To do: Retype all material exactly. Pictures stay out of the copy.

Start

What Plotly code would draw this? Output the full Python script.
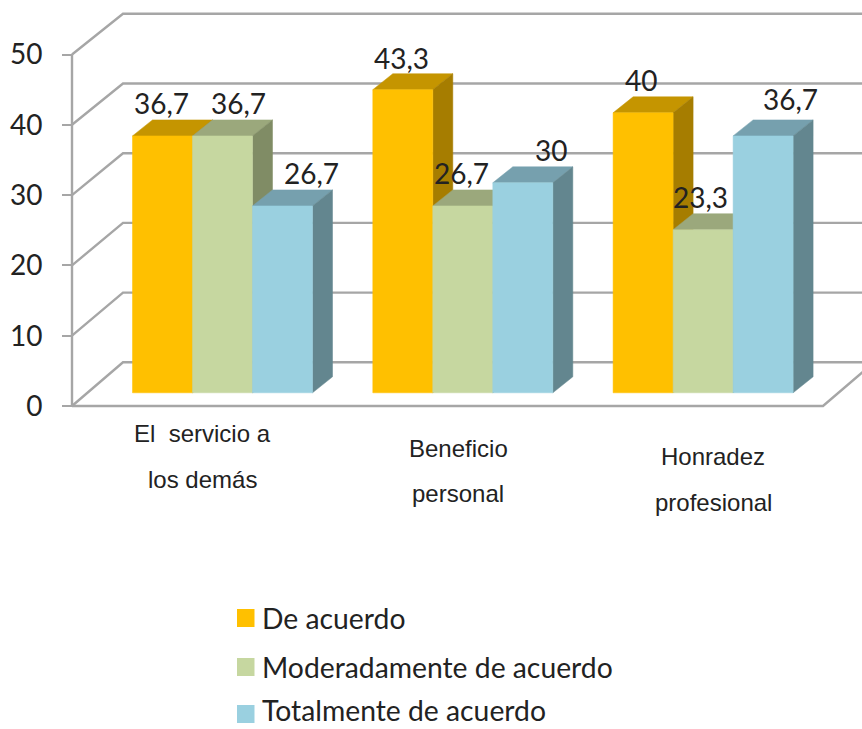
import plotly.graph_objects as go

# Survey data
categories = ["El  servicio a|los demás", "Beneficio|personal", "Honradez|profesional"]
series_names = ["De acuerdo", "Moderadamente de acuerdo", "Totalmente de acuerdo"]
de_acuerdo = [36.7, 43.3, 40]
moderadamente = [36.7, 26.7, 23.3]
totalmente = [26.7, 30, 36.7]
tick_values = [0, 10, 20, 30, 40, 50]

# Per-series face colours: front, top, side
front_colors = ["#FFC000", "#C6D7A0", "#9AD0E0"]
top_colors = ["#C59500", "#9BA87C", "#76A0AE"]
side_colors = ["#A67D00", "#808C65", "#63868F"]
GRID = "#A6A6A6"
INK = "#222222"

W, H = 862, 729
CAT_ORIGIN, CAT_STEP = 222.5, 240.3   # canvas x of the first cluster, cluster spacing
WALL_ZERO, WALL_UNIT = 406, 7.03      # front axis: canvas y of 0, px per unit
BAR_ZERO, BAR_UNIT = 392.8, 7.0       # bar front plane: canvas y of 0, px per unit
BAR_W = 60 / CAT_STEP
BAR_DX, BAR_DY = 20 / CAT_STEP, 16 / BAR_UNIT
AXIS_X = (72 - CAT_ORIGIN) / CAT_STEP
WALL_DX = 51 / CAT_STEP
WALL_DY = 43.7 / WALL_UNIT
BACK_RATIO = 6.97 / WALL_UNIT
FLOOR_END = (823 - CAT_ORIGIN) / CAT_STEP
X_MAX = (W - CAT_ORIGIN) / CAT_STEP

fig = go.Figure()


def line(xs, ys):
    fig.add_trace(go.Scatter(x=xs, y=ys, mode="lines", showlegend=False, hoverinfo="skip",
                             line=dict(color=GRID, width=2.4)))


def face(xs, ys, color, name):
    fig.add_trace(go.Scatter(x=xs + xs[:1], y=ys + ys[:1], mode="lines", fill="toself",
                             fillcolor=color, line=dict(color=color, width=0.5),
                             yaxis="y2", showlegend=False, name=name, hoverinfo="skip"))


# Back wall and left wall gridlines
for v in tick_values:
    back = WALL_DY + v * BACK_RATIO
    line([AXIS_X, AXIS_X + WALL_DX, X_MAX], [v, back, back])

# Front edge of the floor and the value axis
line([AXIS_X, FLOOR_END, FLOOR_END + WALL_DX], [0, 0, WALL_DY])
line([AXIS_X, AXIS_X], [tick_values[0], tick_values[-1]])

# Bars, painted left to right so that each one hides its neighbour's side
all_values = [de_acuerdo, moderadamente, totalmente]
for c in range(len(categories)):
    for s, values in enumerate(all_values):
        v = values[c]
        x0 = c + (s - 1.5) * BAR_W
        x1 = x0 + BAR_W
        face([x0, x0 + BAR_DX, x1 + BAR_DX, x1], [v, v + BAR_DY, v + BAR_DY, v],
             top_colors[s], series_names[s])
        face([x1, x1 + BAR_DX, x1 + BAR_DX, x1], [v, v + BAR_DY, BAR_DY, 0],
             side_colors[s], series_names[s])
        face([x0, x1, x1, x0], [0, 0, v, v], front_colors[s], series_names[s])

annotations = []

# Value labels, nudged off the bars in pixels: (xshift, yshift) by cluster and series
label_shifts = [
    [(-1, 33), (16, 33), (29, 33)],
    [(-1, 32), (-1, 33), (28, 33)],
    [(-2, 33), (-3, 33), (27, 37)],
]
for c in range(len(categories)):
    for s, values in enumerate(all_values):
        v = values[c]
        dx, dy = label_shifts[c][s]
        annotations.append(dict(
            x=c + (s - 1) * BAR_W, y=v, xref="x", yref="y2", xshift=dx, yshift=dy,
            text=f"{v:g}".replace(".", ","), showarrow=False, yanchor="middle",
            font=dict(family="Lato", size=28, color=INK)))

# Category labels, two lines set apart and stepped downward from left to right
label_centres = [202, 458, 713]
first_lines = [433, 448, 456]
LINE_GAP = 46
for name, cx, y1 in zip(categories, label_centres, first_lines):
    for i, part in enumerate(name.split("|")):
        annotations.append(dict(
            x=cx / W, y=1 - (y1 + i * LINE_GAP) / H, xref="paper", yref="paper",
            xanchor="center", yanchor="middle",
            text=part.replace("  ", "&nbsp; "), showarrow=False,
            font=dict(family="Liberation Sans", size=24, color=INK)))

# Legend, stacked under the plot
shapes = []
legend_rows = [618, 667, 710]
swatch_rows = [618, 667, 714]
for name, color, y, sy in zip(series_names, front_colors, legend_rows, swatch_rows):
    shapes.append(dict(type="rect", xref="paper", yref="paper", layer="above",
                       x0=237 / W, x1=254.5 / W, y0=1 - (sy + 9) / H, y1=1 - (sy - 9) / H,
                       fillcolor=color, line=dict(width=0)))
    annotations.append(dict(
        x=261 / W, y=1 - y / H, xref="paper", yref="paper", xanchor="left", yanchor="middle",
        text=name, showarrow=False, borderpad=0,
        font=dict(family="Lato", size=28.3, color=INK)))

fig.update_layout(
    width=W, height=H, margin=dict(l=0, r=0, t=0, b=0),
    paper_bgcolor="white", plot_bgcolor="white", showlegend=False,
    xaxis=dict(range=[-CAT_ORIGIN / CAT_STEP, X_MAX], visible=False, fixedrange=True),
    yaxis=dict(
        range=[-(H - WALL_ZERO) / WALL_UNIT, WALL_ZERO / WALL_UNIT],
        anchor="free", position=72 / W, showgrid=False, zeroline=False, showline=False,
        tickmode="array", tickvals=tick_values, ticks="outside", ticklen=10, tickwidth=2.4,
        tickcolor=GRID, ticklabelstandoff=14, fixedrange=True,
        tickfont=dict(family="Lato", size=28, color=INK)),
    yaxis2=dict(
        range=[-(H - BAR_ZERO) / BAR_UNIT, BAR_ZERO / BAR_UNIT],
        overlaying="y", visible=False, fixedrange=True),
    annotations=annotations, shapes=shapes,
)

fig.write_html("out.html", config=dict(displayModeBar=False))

End

Task result:
What Plotly code would draw this? Output the full Python script.
import plotly.graph_objects as go

# Survey data
categories = ["El  servicio a|los demás", "Beneficio|personal", "Honradez|profesional"]
series_names = ["De acuerdo", "Moderadamente de acuerdo", "Totalmente de acuerdo"]
de_acuerdo = [36.7, 43.3, 40]
moderadamente = [36.7, 26.7, 23.3]
totalmente = [26.7, 30, 36.7]
tick_values = [0, 10, 20, 30, 40, 50]

# Per-series face colours: front, top, side
front_colors = ["#FFC000", "#C6D7A0", "#9AD0E0"]
top_colors = ["#C59500", "#9BA87C", "#76A0AE"]
side_colors = ["#A67D00", "#808C65", "#63868F"]
GRID = "#A6A6A6"
INK = "#222222"

W, H = 862, 729
CAT_ORIGIN, CAT_STEP = 222.5, 240.3   # canvas x of the first cluster, cluster spacing
WALL_ZERO, WALL_UNIT = 406, 7.03      # front axis: canvas y of 0, px per unit
BAR_ZERO, BAR_UNIT = 392.8, 7.0       # bar front plane: canvas y of 0, px per unit
BAR_W = 60 / CAT_STEP
BAR_DX, BAR_DY = 20 / CAT_STEP, 16 / BAR_UNIT
AXIS_X = (72 - CAT_ORIGIN) / CAT_STEP
WALL_DX = 51 / CAT_STEP
WALL_DY = 43.7 / WALL_UNIT
BACK_RATIO = 6.97 / WALL_UNIT
FLOOR_END = (823 - CAT_ORIGIN) / CAT_STEP
X_MAX = (W - CAT_ORIGIN) / CAT_STEP

fig = go.Figure()


def line(xs, ys):
    fig.add_trace(go.Scatter(x=xs, y=ys, mode="lines", showlegend=False, hoverinfo="skip",
                             line=dict(color=GRID, width=2.4)))


def face(xs, ys, color, name):
    fig.add_trace(go.Scatter(x=xs + xs[:1], y=ys + ys[:1], mode="lines", fill="toself",
                             fillcolor=color, line=dict(color=color, width=0.5),
                             yaxis="y2", showlegend=False, name=name, hoverinfo="skip"))


# Back wall and left wall gridlines
for v in tick_values:
    back = WALL_DY + v * BACK_RATIO
    line([AXIS_X, AXIS_X + WALL_DX, X_MAX], [v, back, back])

# Front edge of the floor and the value axis
line([AXIS_X, FLOOR_END, FLOOR_END + WALL_DX], [0, 0, WALL_DY])
line([AXIS_X, AXIS_X], [tick_values[0], tick_values[-1]])

# Bars, painted left to right so that each one hides its neighbour's side
all_values = [de_acuerdo, moderadamente, totalmente]
for c in range(len(categories)):
    for s, values in enumerate(all_values):
        v = values[c]
        x0 = c + (s - 1.5) * BAR_W
        x1 = x0 + BAR_W
        face([x0, x0 + BAR_DX, x1 + BAR_DX, x1], [v, v + BAR_DY, v + BAR_DY, v],
             top_colors[s], series_names[s])
        face([x1, x1 + BAR_DX, x1 + BAR_DX, x1], [v, v + BAR_DY, BAR_DY, 0],
             side_colors[s], series_names[s])
        face([x0, x1, x1, x0], [0, 0, v, v], front_colors[s], series_names[s])

annotations = []

# Value labels, nudged off the bars in pixels: (xshift, yshift) by cluster and series
label_shifts = [
    [(-1, 33), (16, 33), (29, 33)],
    [(-1, 32), (-1, 33), (28, 33)],
    [(-2, 33), (-3, 33), (27, 37)],
]
for c in range(len(categories)):
    for s, values in enumerate(all_values):
        v = values[c]
        dx, dy = label_shifts[c][s]
        annotations.append(dict(
            x=c + (s - 1) * BAR_W, y=v, xref="x", yref="y2", xshift=dx, yshift=dy,
            text=f"{v:g}".replace(".", ","), showarrow=False, yanchor="middle",
            font=dict(family="Lato", size=28, color=INK)))

# Category labels, two lines set apart and stepped downward from left to right
label_centres = [202, 458, 713]
first_lines = [433, 448, 456]
LINE_GAP = 46
for name, cx, y1 in zip(categories, label_centres, first_lines):
    for i, part in enumerate(name.split("|")):
        annotations.append(dict(
            x=cx / W, y=1 - (y1 + i * LINE_GAP) / H, xref="paper", yref="paper",
            xanchor="center", yanchor="middle",
            text=part.replace("  ", "&nbsp; "), showarrow=False,
            font=dict(family="Liberation Sans", size=24, color=INK)))

# Legend, stacked under the plot
shapes = []
legend_rows = [618, 667, 710]
swatch_rows = [618, 667, 714]
for name, color, y, sy in zip(series_names, front_colors, legend_rows, swatch_rows):
    shapes.append(dict(type="rect", xref="paper", yref="paper", layer="above",
                       x0=237 / W, x1=254.5 / W, y0=1 - (sy + 9) / H, y1=1 - (sy - 9) / H,
                       fillcolor=color, line=dict(width=0)))
    annotations.append(dict(
        x=261 / W, y=1 - y / H, xref="paper", yref="paper", xanchor="left", yanchor="middle",
        text=name, showarrow=False, borderpad=0,
        font=dict(family="Lato", size=28.3, color=INK)))

fig.update_layout(
    width=W, height=H, margin=dict(l=0, r=0, t=0, b=0),
    paper_bgcolor="white", plot_bgcolor="white", showlegend=False,
    xaxis=dict(range=[-CAT_ORIGIN / CAT_STEP, X_MAX], visible=False, fixedrange=True),
    yaxis=dict(
        range=[-(H - WALL_ZERO) / WALL_UNIT, WALL_ZERO / WALL_UNIT],
        anchor="free", position=72 / W, showgrid=False, zeroline=False, showline=False,
        tickmode="array", tickvals=tick_values, ticks="outside", ticklen=10, tickwidth=2.4,
        tickcolor=GRID, ticklabelstandoff=14, fixedrange=True,
        tickfont=dict(family="Lato", size=28, color=INK)),
    yaxis2=dict(
        range=[-(H - BAR_ZERO) / BAR_UNIT, BAR_ZERO / BAR_UNIT],
        overlaying="y", visible=False, fixedrange=True),
    annotations=annotations, shapes=shapes,
)

fig.write_html("out.html", config=dict(displayModeBar=False))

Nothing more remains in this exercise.